__GIVEN INSTRUCTION__: Would you transcribe the listing that follows, character for character, and omit its images?

[start]

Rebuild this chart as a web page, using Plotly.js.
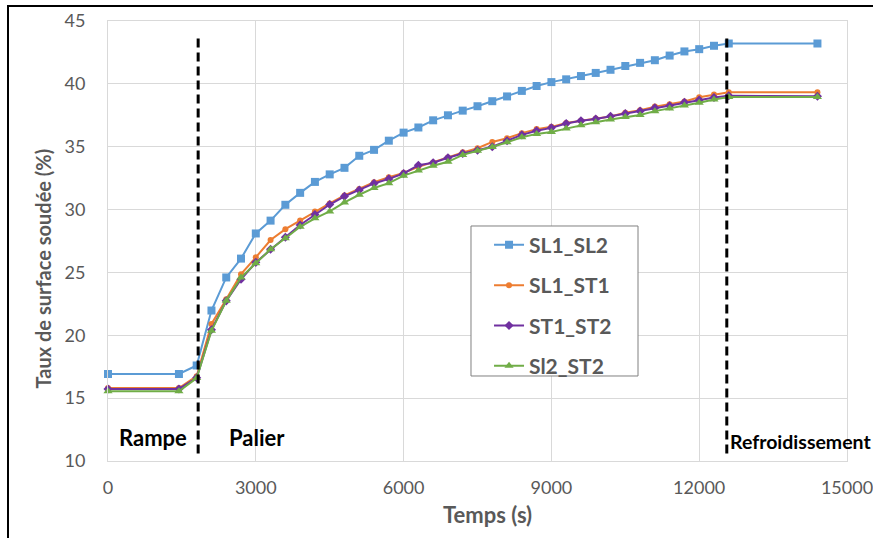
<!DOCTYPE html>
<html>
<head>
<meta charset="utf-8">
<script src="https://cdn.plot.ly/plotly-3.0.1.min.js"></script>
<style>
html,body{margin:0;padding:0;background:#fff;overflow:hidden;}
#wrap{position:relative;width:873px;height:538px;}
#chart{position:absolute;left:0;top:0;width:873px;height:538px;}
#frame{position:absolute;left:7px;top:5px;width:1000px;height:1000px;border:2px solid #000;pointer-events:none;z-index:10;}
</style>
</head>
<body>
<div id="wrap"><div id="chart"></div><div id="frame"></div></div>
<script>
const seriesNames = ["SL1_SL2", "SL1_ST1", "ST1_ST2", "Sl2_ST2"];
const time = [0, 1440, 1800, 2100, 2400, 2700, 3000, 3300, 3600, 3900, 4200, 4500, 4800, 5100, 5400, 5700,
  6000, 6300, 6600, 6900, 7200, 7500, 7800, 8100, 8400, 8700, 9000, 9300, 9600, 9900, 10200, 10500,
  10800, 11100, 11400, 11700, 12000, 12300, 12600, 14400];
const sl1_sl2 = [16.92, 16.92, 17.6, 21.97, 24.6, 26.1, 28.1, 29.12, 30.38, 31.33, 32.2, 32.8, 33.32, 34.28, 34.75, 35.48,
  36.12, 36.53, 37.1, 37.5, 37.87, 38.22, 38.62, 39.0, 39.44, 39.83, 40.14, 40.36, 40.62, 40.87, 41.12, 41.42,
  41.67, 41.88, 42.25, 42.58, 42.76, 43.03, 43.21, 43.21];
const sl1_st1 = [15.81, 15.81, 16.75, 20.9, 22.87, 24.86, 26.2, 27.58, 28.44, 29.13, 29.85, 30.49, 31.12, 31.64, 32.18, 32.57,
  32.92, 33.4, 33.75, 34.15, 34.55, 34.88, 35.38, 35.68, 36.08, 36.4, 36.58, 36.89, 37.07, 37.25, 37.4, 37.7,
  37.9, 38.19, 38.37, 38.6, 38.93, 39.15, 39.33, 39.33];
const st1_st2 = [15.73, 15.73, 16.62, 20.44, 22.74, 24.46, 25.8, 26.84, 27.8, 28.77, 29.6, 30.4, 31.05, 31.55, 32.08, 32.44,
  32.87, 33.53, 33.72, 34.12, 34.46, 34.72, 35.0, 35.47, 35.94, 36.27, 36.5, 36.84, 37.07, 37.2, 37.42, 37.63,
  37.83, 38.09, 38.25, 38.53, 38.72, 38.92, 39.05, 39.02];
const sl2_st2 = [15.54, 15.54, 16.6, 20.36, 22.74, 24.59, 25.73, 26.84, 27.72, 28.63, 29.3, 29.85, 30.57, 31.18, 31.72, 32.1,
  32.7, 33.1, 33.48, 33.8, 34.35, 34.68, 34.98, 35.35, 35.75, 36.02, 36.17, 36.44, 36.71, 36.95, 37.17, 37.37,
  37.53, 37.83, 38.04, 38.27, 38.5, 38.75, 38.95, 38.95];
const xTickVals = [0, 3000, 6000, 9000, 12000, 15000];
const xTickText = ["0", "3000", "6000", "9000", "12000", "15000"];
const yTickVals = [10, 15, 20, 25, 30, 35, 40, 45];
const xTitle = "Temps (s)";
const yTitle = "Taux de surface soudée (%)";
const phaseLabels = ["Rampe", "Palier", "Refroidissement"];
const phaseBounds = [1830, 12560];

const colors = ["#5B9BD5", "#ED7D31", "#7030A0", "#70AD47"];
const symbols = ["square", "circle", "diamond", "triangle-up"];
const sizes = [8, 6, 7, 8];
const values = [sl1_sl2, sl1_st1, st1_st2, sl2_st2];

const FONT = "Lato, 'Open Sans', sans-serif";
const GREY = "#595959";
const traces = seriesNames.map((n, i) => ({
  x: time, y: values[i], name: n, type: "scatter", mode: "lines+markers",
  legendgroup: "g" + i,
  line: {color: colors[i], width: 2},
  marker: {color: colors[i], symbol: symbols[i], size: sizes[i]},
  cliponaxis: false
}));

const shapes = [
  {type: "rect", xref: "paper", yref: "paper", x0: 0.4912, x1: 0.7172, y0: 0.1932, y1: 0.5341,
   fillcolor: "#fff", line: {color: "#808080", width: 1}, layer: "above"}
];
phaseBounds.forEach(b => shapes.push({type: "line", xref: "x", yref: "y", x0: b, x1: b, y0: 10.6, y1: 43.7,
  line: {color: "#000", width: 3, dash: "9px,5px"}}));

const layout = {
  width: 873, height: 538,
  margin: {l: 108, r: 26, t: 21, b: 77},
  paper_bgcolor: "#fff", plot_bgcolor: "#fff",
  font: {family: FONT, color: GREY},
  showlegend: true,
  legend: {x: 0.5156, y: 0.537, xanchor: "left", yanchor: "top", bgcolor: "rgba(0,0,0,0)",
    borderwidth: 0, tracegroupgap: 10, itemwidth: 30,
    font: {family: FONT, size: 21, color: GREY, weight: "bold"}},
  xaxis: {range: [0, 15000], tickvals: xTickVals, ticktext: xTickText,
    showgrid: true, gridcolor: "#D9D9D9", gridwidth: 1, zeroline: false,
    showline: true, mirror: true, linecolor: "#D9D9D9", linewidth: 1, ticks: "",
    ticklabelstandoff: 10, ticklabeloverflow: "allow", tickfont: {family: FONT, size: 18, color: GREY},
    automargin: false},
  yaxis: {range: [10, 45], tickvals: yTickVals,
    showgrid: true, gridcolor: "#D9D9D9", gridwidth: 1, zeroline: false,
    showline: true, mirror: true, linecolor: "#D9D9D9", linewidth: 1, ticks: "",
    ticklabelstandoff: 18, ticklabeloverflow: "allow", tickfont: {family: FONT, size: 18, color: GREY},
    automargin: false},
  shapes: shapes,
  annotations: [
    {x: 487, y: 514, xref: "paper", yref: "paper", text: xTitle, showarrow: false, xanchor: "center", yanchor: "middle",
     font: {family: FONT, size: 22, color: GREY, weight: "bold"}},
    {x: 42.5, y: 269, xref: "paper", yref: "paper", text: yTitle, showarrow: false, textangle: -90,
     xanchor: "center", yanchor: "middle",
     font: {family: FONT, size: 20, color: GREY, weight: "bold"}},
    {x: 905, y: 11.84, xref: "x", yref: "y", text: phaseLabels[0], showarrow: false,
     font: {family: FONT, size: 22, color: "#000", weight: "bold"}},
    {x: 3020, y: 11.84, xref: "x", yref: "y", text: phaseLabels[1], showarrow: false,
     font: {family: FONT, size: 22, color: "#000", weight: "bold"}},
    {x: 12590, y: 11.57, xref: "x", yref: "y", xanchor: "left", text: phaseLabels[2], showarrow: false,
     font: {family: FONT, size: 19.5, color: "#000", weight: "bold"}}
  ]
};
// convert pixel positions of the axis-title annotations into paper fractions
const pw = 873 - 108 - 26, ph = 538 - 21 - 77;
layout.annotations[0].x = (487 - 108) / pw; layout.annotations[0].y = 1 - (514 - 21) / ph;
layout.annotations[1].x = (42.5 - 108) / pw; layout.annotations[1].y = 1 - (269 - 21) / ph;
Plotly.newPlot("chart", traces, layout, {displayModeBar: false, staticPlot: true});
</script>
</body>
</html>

[end]

__ANSWER TO THE PROBLEM__:
Rebuild this chart as a web page, using Plotly.js.
<!DOCTYPE html>
<html>
<head>
<meta charset="utf-8">
<script src="https://cdn.plot.ly/plotly-3.0.1.min.js"></script>
<style>
html,body{margin:0;padding:0;background:#fff;overflow:hidden;}
#wrap{position:relative;width:873px;height:538px;}
#chart{position:absolute;left:0;top:0;width:873px;height:538px;}
#frame{position:absolute;left:7px;top:5px;width:1000px;height:1000px;border:2px solid #000;pointer-events:none;z-index:10;}
</style>
</head>
<body>
<div id="wrap"><div id="chart"></div><div id="frame"></div></div>
<script>
const seriesNames = ["SL1_SL2", "SL1_ST1", "ST1_ST2", "Sl2_ST2"];
const time = [0, 1440, 1800, 2100, 2400, 2700, 3000, 3300, 3600, 3900, 4200, 4500, 4800, 5100, 5400, 5700,
  6000, 6300, 6600, 6900, 7200, 7500, 7800, 8100, 8400, 8700, 9000, 9300, 9600, 9900, 10200, 10500,
  10800, 11100, 11400, 11700, 12000, 12300, 12600, 14400];
const sl1_sl2 = [16.92, 16.92, 17.6, 21.97, 24.6, 26.1, 28.1, 29.12, 30.38, 31.33, 32.2, 32.8, 33.32, 34.28, 34.75, 35.48,
  36.12, 36.53, 37.1, 37.5, 37.87, 38.22, 38.62, 39.0, 39.44, 39.83, 40.14, 40.36, 40.62, 40.87, 41.12, 41.42,
  41.67, 41.88, 42.25, 42.58, 42.76, 43.03, 43.21, 43.21];
const sl1_st1 = [15.81, 15.81, 16.75, 20.9, 22.87, 24.86, 26.2, 27.58, 28.44, 29.13, 29.85, 30.49, 31.12, 31.64, 32.18, 32.57,
  32.92, 33.4, 33.75, 34.15, 34.55, 34.88, 35.38, 35.68, 36.08, 36.4, 36.58, 36.89, 37.07, 37.25, 37.4, 37.7,
  37.9, 38.19, 38.37, 38.6, 38.93, 39.15, 39.33, 39.33];
const st1_st2 = [15.73, 15.73, 16.62, 20.44, 22.74, 24.46, 25.8, 26.84, 27.8, 28.77, 29.6, 30.4, 31.05, 31.55, 32.08, 32.44,
  32.87, 33.53, 33.72, 34.12, 34.46, 34.72, 35.0, 35.47, 35.94, 36.27, 36.5, 36.84, 37.07, 37.2, 37.42, 37.63,
  37.83, 38.09, 38.25, 38.53, 38.72, 38.92, 39.05, 39.02];
const sl2_st2 = [15.54, 15.54, 16.6, 20.36, 22.74, 24.59, 25.73, 26.84, 27.72, 28.63, 29.3, 29.85, 30.57, 31.18, 31.72, 32.1,
  32.7, 33.1, 33.48, 33.8, 34.35, 34.68, 34.98, 35.35, 35.75, 36.02, 36.17, 36.44, 36.71, 36.95, 37.17, 37.37,
  37.53, 37.83, 38.04, 38.27, 38.5, 38.75, 38.95, 38.95];
const xTickVals = [0, 3000, 6000, 9000, 12000, 15000];
const xTickText = ["0", "3000", "6000", "9000", "12000", "15000"];
const yTickVals = [10, 15, 20, 25, 30, 35, 40, 45];
const xTitle = "Temps (s)";
const yTitle = "Taux de surface soudée (%)";
const phaseLabels = ["Rampe", "Palier", "Refroidissement"];
const phaseBounds = [1830, 12560];

const colors = ["#5B9BD5", "#ED7D31", "#7030A0", "#70AD47"];
const symbols = ["square", "circle", "diamond", "triangle-up"];
const sizes = [8, 6, 7, 8];
const values = [sl1_sl2, sl1_st1, st1_st2, sl2_st2];

const FONT = "Lato, 'Open Sans', sans-serif";
const GREY = "#595959";
const traces = seriesNames.map((n, i) => ({
  x: time, y: values[i], name: n, type: "scatter", mode: "lines+markers",
  legendgroup: "g" + i,
  line: {color: colors[i], width: 2},
  marker: {color: colors[i], symbol: symbols[i], size: sizes[i]},
  cliponaxis: false
}));

const shapes = [
  {type: "rect", xref: "paper", yref: "paper", x0: 0.4912, x1: 0.7172, y0: 0.1932, y1: 0.5341,
   fillcolor: "#fff", line: {color: "#808080", width: 1}, layer: "above"}
];
phaseBounds.forEach(b => shapes.push({type: "line", xref: "x", yref: "y", x0: b, x1: b, y0: 10.6, y1: 43.7,
  line: {color: "#000", width: 3, dash: "9px,5px"}}));

const layout = {
  width: 873, height: 538,
  margin: {l: 108, r: 26, t: 21, b: 77},
  paper_bgcolor: "#fff", plot_bgcolor: "#fff",
  font: {family: FONT, color: GREY},
  showlegend: true,
  legend: {x: 0.5156, y: 0.537, xanchor: "left", yanchor: "top", bgcolor: "rgba(0,0,0,0)",
    borderwidth: 0, tracegroupgap: 10, itemwidth: 30,
    font: {family: FONT, size: 21, color: GREY, weight: "bold"}},
  xaxis: {range: [0, 15000], tickvals: xTickVals, ticktext: xTickText,
    showgrid: true, gridcolor: "#D9D9D9", gridwidth: 1, zeroline: false,
    showline: true, mirror: true, linecolor: "#D9D9D9", linewidth: 1, ticks: "",
    ticklabelstandoff: 10, ticklabeloverflow: "allow", tickfont: {family: FONT, size: 18, color: GREY},
    automargin: false},
  yaxis: {range: [10, 45], tickvals: yTickVals,
    showgrid: true, gridcolor: "#D9D9D9", gridwidth: 1, zeroline: false,
    showline: true, mirror: true, linecolor: "#D9D9D9", linewidth: 1, ticks: "",
    ticklabelstandoff: 18, ticklabeloverflow: "allow", tickfont: {family: FONT, size: 18, color: GREY},
    automargin: false},
  shapes: shapes,
  annotations: [
    {x: 487, y: 514, xref: "paper", yref: "paper", text: xTitle, showarrow: false, xanchor: "center", yanchor: "middle",
     font: {family: FONT, size: 22, color: GREY, weight: "bold"}},
    {x: 42.5, y: 269, xref: "paper", yref: "paper", text: yTitle, showarrow: false, textangle: -90,
     xanchor: "center", yanchor: "middle",
     font: {family: FONT, size: 20, color: GREY, weight: "bold"}},
    {x: 905, y: 11.84, xref: "x", yref: "y", text: phaseLabels[0], showarrow: false,
     font: {family: FONT, size: 22, color: "#000", weight: "bold"}},
    {x: 3020, y: 11.84, xref: "x", yref: "y", text: phaseLabels[1], showarrow: false,
     font: {family: FONT, size: 22, color: "#000", weight: "bold"}},
    {x: 12590, y: 11.57, xref: "x", yref: "y", xanchor: "left", text: phaseLabels[2], showarrow: false,
     font: {family: FONT, size: 19.5, color: "#000", weight: "bold"}}
  ]
};
// convert pixel positions of the axis-title annotations into paper fractions
const pw = 873 - 108 - 26, ph = 538 - 21 - 77;
layout.annotations[0].x = (487 - 108) / pw; layout.annotations[0].y = 1 - (514 - 21) / ph;
layout.annotations[1].x = (42.5 - 108) / pw; layout.annotations[1].y = 1 - (269 - 21) / ph;
Plotly.newPlot("chart", traces, layout, {displayModeBar: false, staticPlot: true});
</script>
</body>
</html>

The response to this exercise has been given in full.